Numerical Study of Near-Field Radionuclides Dispersion Around Barakah Power Plant During Postulated Accidental Release Scenarios

Abstract

This study explores the assessment of hazards arising from nuclear power plant incidents, informed by the Fukushima catastrophe. It evaluates the environmental impact of noble gases, such as iodine-131 releases, recognizing the limitations of current local computational tools, particularly in predicting near-field dispersion accurately. Utilizing computational fluid dynamics (CFD), this study validates this approach’s effectiveness in predicting pollutant dispersion around buildings. Among the five turbulence models tested, the Lag Elliptic Blending (EB) k-ε model emerges as the most suitable for simulating radioactive pollutant dispersion due to its superior performance in capturing flow dynamics.
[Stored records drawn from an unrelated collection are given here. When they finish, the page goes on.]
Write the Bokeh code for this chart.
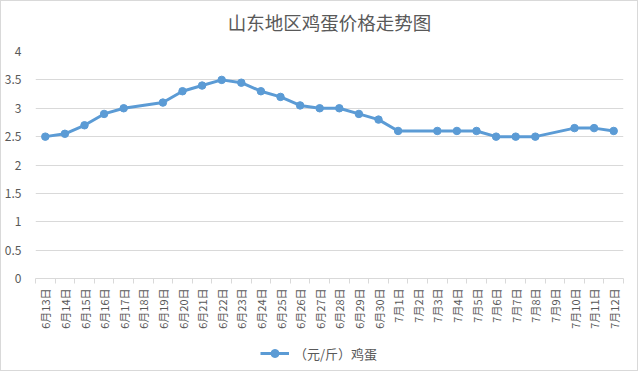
from bokeh.plotting import figure
from bokeh.layouts import column
from bokeh.models import FixedTicker, Range1d, Legend, LegendItem, ColumnDataSource
from bokeh.embed import file_html
from bokeh.resources import INLINE
import math

title_text = "山东地区鸡蛋价格走势图"
series_name = "（元/斤）鸡蛋"
dates = ["6月13日", "6月14日", "6月15日", "6月16日", "6月17日", "6月18日", "6月19日",
         "6月20日", "6月21日", "6月22日", "6月23日", "6月24日", "6月25日", "6月26日",
         "6月27日", "6月28日", "6月29日", "6月30日", "7月1日", "7月2日", "7月3日",
         "7月4日", "7月5日", "7月6日", "7月7日", "7月8日", "7月9日", "7月10日",
         "7月11日", "7月12日"]
prices = [2.5, 2.55, 2.7, 2.9, 3.0, None, 3.1, 3.3, 3.4, 3.5, 3.45, 3.3, 3.2, 3.05,
          3.0, 3.0, 2.9, 2.8, 2.6, None, 2.6, 2.6, 2.6, 2.5, 2.5, 2.5, None, 2.65,
          2.65, 2.6]
y_ticks = [0, 0.5, 1, 1.5, 2, 2.5, 3, 3.5, 4]

FONT = "Noto Sans CJK SC"
TXT = "#595959"
GRID = "#d9d9d9"
BLUE = "#5b9bd5"
W = 636


def blank_strip(height, **kw):
    f = figure(width=W, height=height, output_backend="svg", toolbar_location=None,
               x_axis_location=None, y_axis_location=None,
               x_range=Range1d(10, 11), y_range=Range1d(10, 11),
               min_border_left=0, min_border_right=0, min_border_bottom=0, **kw)
    f.outline_line_color = None
    f.xgrid.visible = False
    f.ygrid.visible = False
    return f


# title strip
tp = blank_strip(40, title=title_text, min_border_top=0)
tp.title.text_font = FONT
tp.title.text_font_size = "18.5px"
tp.title.text_font_style = "normal"
tp.title.text_color = TXT
tp.title.align = "center"
tp.title.standoff = 10

idx = list(range(len(dates)))
xs = [i for i, v in zip(idx, prices) if v is not None]
ys = [v for v in prices if v is not None]
src = ColumnDataSource(dict(x=xs, y=ys))

p = figure(width=W, height=295, output_backend="svg", toolbar_location=None,
           x_range=Range1d(-0.5, len(dates) - 0.5), y_range=Range1d(0, 4),
           min_border_left=32, min_border_right=14, min_border_top=10, min_border_bottom=58)
p.outline_line_color = None
p.background_fill_color = "white"
p.border_fill_color = "white"

p.line("x", "y", source=src, line_color=BLUE, line_width=3)
p.scatter("x", "y", source=src, size=7.5, fill_color=BLUE, line_color=BLUE)

xa = p.xaxis[0]
xa.ticker = FixedTicker(ticks=idx, minor_ticks=[i - 0.5 for i in range(len(dates) + 1)])
xa.major_label_overrides = {i: d for i, d in enumerate(dates)}
xa.major_label_orientation = math.pi / 2
xa.major_tick_out = 0
xa.major_tick_in = 0
xa.minor_tick_out = 5
xa.minor_tick_in = 0
xa.minor_tick_line_color = GRID
xa.axis_line_color = GRID
xa.major_label_text_font = FONT
xa.major_label_text_font_size = "11px"
xa.major_label_text_color = TXT
xa.major_label_standoff = 5

ya = p.yaxis[0]
ya.ticker = FixedTicker(ticks=y_ticks)
ya.axis_line_color = None
ya.major_tick_line_color = None
ya.minor_tick_line_color = None
ya.major_label_text_font = FONT
ya.major_label_text_font_size = "12px"
ya.major_label_text_color = TXT
ya.major_label_standoff = 8

p.xgrid.grid_line_color = None
p.ygrid.grid_line_color = GRID
p.ygrid.ticker = FixedTicker(ticks=y_ticks)

# legend strip below the chart (sample glyphs sit outside its visible range)
lp = blank_strip(34, min_border_top=0)
sample = ColumnDataSource(dict(x=[0], y=[0]))
lr1 = lp.line("x", "y", source=sample, line_color=BLUE, line_width=3)
lr2 = lp.scatter("x", "y", source=sample, size=7.5, fill_color=BLUE, line_color=BLUE)
legend = Legend(items=[LegendItem(label=series_name, renderers=[lr1, lr2])],
                location=(225, 7), orientation="horizontal",
                label_text_font=FONT, label_text_font_size="13px", label_text_color=TXT,
                border_line_color=None, background_fill_alpha=0,
                glyph_width=29, margin=0, padding=0, label_standoff=5)
lp.add_layout(legend, "center")

layout = column(tp, p, lp, spacing=0)
layout.styles = {"border": "1px solid #d9d9d9"}
open("out.html", "w").write(file_html(layout, INLINE))
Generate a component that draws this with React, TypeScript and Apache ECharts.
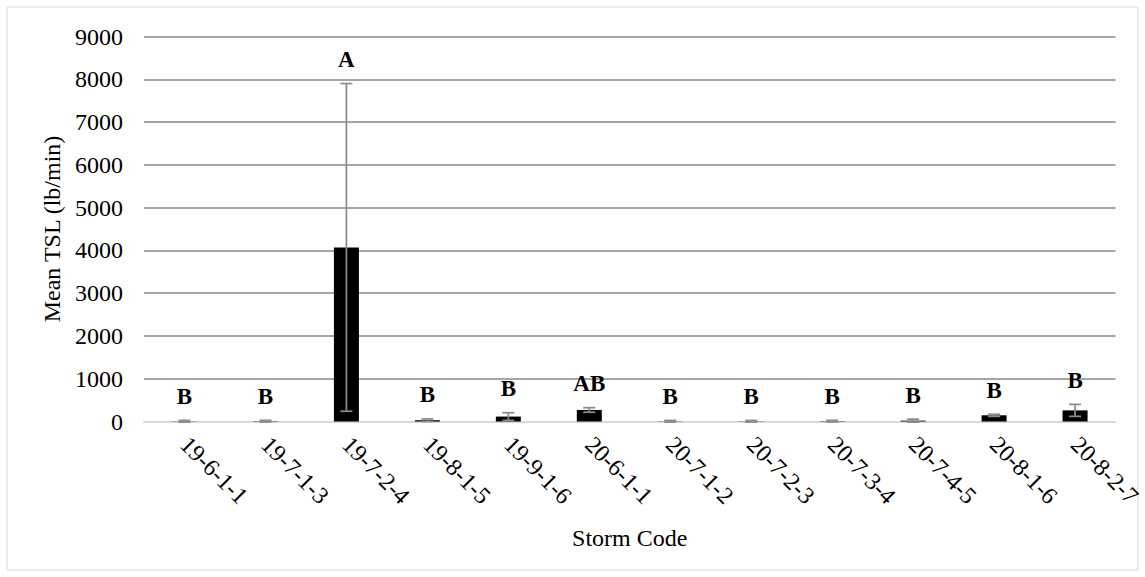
import React, { useEffect, useRef } from 'react';
import * as echarts from 'echarts';

const categories = ['19-6-1-1', '19-7-1-3', '19-7-2-4', '19-8-1-5', '19-9-1-6', '20-6-1-1', '20-7-1-2', '20-7-2-3', '20-7-3-4', '20-7-4-5', '20-8-1-6', '20-8-2-7'];
const means = [5, 8, 4070, 30, 115, 270, 5, 5, 8, 20, 145, 260];
const errors = [20, 20, 3830, 30, 90, 53, 20, 20, 20, 35, 25, 140];
const letters = ['B', 'B', 'A', 'B', 'B', 'AB', 'B', 'B', 'B', 'B', 'B', 'B'];
const yMin = 0;
const yMax = 9000;
const yStep = 1000;

export default function App() {
  const ref = useRef<HTMLDivElement>(null);
  useEffect(() => {
    const chart = echarts.init(ref.current!, null, { renderer: 'svg' });
    const font = 'Liberation Serif';
    const errData = means.map((m, i) => [i, m - errors[i], m + errors[i]]);
    const letterData = means.map((m, i) => [i, m + errors[i]]);
    chart.setOption({
      animation: false,
      backgroundColor: '#fff',
      textStyle: { fontFamily: font },
      graphic: [
        {
          type: 'rect',
          shape: { x: 7, y: 7, width: 1131, height: 563 },
          style: { fill: 'none', stroke: '#d9d9d9', lineWidth: 1 },
          silent: true,
        },
      ],
      grid: { left: 144, right: 28, top: 36.5, bottom: 155.5 },
      xAxis: {
        type: 'category',
        data: categories,
        axisLine: { lineStyle: { color: '#d9d9d9', width: 2 } },
        axisTick: { show: false },
        axisLabel: { rotate: -45, margin: 19, fontFamily: font, fontSize: 24, color: '#000', interval: 0 },
        name: 'Storm Code',
        nameLocation: 'middle',
        nameGap: 104,
        nameTextStyle: { fontFamily: font, fontSize: 24, color: '#000' },
        splitLine: { show: false },
      },
      yAxis: {
        type: 'value',
        min: yMin,
        max: yMax,
        interval: yStep,
        axisLine: { show: false },
        axisTick: { show: false },
        splitLine: { lineStyle: { color: '#878787', width: 1.5 } },
        axisLabel: { margin: 21, fontFamily: font, fontSize: 24, color: '#000', formatter: (v: number) => String(v) },
        name: 'Mean TSL (lb/min)',
        nameLocation: 'middle',
        nameGap: 67,
        nameTextStyle: { fontFamily: font, fontSize: 24, color: '#000' },
      },
      series: [
        {
          type: 'bar',
          data: means,
          barWidth: 25,
          itemStyle: { color: '#000' },
          z: 2,
        },
        {
          type: 'custom',
          data: errData,
          encode: { x: 0, y: [1, 2] },
          z: 3,
          renderItem: (params: any, api: any) => {
            const x = api.value(0);
            const lo = api.coord([x, api.value(1)]);
            const hi = api.coord([x, api.value(2)]);
            const hw = 6;
            const style = { stroke: '#8c8c8c', lineWidth: 1.75 };
            return {
              type: 'group',
              children: [
                { type: 'line', shape: { x1: hi[0], y1: hi[1], x2: lo[0], y2: lo[1] }, style },
                { type: 'line', shape: { x1: hi[0] - hw, y1: hi[1], x2: hi[0] + hw, y2: hi[1] }, style },
                { type: 'line', shape: { x1: lo[0] - hw, y1: lo[1], x2: lo[0] + hw, y2: lo[1] }, style },
              ],
            };
          },
        },
        {
          type: 'custom',
          data: letterData,
          encode: { x: 0, y: 1 },
          z: 4,
          renderItem: (params: any, api: any) => {
            const p = api.coord([api.value(0), api.value(1)]);
            return {
              type: 'text',
              x: p[0],
              y: p[1] - 24,
              style: {
                text: letters[params.dataIndex],
                fontFamily: font,
                fontWeight: 'bold',
                fontSize: 23,
                fill: '#000',
                align: 'center',
                verticalAlign: 'middle',
              },
            };
          },
        },
      ],
    });
    return () => chart.dispose();
  }, []);
  return <div ref={ref} style={{ position: 'absolute', left: 0, top: 0, width: 1145, height: 577 }} />;
}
The findings underscore the inadequacy of traditional Gaussian plume models in accounting for the effects of buildings on dispersion patterns. Notably, simulations around the Barakah nuclear site located in the United Arab Emirates reveal the significant influence of buildings on the trajectory of radioactive pollutants from hypothetical cracks. Consequently, it advocates caution in relying solely on classical Gaussian plume models for evacuation plans, as they may overlook crucial flow patterns due to building presence, potentially leading to distorted assessments of gas distribution and deposition rates.